Austal 80 meter Multi-Role Vessel

Austal 80 meter Multi-Role Vessel

Click on photo to enlarge

Length overall 80 meters (262.5 feet)
Length (waterline) 78.8 meters
Beam (moulded) 21.1 meters (69.2 feet)
Depth (moulded) 6.7 meters
Hull draft 3.2 meters (10.5 feet)
Mission deck 500m2 (5382 sq.ft.)
Flight Deck area 290m2 (3122 sq.ft.)
Hangar 1 x NH-90 (a 23,370 lb gross weight helicopter) or similar
Complement 35
Crew accommodation 87 berth
Endurance 28 days
Range 4,500nm @ 12 knots
Speed (max) 26 knots
Main engines 3 x MTU 20V 4000 @ 4,300kW at 2,170 rpm Diesel engines
(Same engines used in the Webber class)
Propulsion 3 x fixed pitch propellers
Weapons and Sensors •Standard 25mm stabilized naval gun
(the artist concept actually shows a 57mm)
•4 x .50 cal general purpose machine gun mounts

Austal 80 meter Multi-Purpose Vessel

Austal 80 meter Multi-Purpose Vessel

Click on photo to enlarge

Thanks to JamesWF for reminding me of this design.

7 thoughts on “Another Very Different Candidate for “Cutter X”

  1. One big difference between the MRV concept and the Independence seems to be that the MRV does not optimize speed for the sake of range.

    It will be interesting to see how Austal plays out in the US. The USN will probably stop procuring LCS in about a decade, which seems like a long time, but really isn’t if you’re trying to establish a shipyard like Austal is. What are they going to build when LCS is done? JHSV seems to be a success, but how many small transports does the Navy need? Can’t imagine that alone will keep Austal viable.

    Smallish patrol boats and transports seems to be there specialty. So it seems like they are likely to bid on USCG projects at some point. They already build “coast guard” ships for Australia.

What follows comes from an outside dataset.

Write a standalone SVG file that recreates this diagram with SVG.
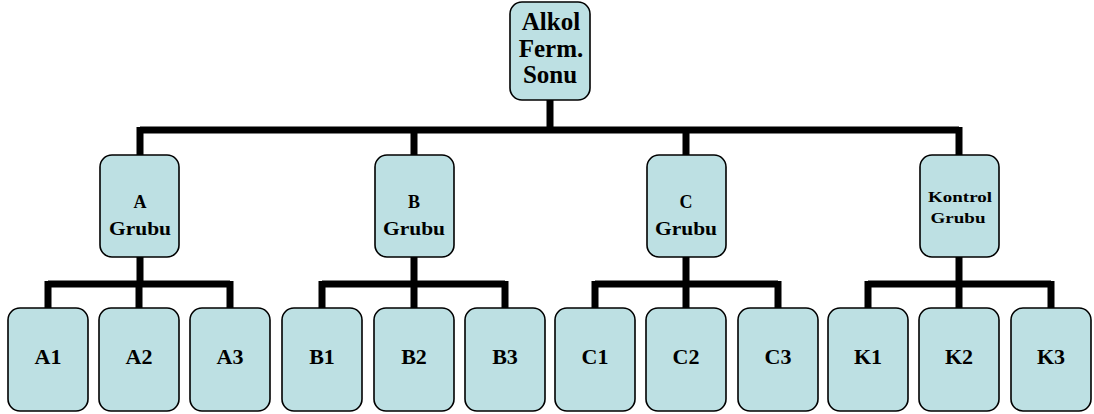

  2. Comparing the two LCS designs Austal’s Independence class has better aviation facilities, better endurance, and lower fuel consumption.

    Even if they started procuring Cutter X today, we probably would not see the first for another decade.

  3. The current 30 year shipbuilding plan shows the LCS buy wrapping up in 2025, and they show a 4 or 5 year gap before the next small surface combatant is procured. By then the FRC will be done too in all likelihood, while the OPC should be in full production at a couple a year.

    The two LSC shipbuilders are HII and BIW.

    The first tier SSC shipbuilders are Menomomie, Bollinger and Austal, and maybe Halter (they seem to have a hard time getting contracts from the USN and USCG though).. And Eastern has got get there foot in the door, which they haven’t done yet. The others like Swiftships seem to be FMS only.

    HII and BIW build and bid on SSC’s too.

    So if the Navy really takes a 5 year break from buying small warships, and the Coast Guard is only buying two ships a year from one yard during that time period, then there isn’t going to be enough work for all those yards to stay open.

  4. This Austal MRV design has been around for years. It looks like they have finally found a potential buyer? The hull design is a MUCH smaller version of the Austal ferry “Benchijigua Express” on which the Independence design was based. So I would see it more like an earlier effort for a multi-role vessel or as originally typed corvette. And note it’s size is much smaller than LCS-2

    Note also the program description in Wiki and the same thoughts about merging mulitple roles into on vessel type

    First made public in Defending Australia in the Asia Pacific Century: Force 2030, the 2009 Department of Defence white paper, the planned vessels stem from Government instructions for the RAN to rationalise patrol, mine warfare, and hydrographic survey assets into a single class of warship. Twenty vessels are proposed. The project has received the procurement designation SEA 1180.

  5. aluminium ships are not suitable for combat. remember hms sheffield, all that death and damage from one unexploded exocet.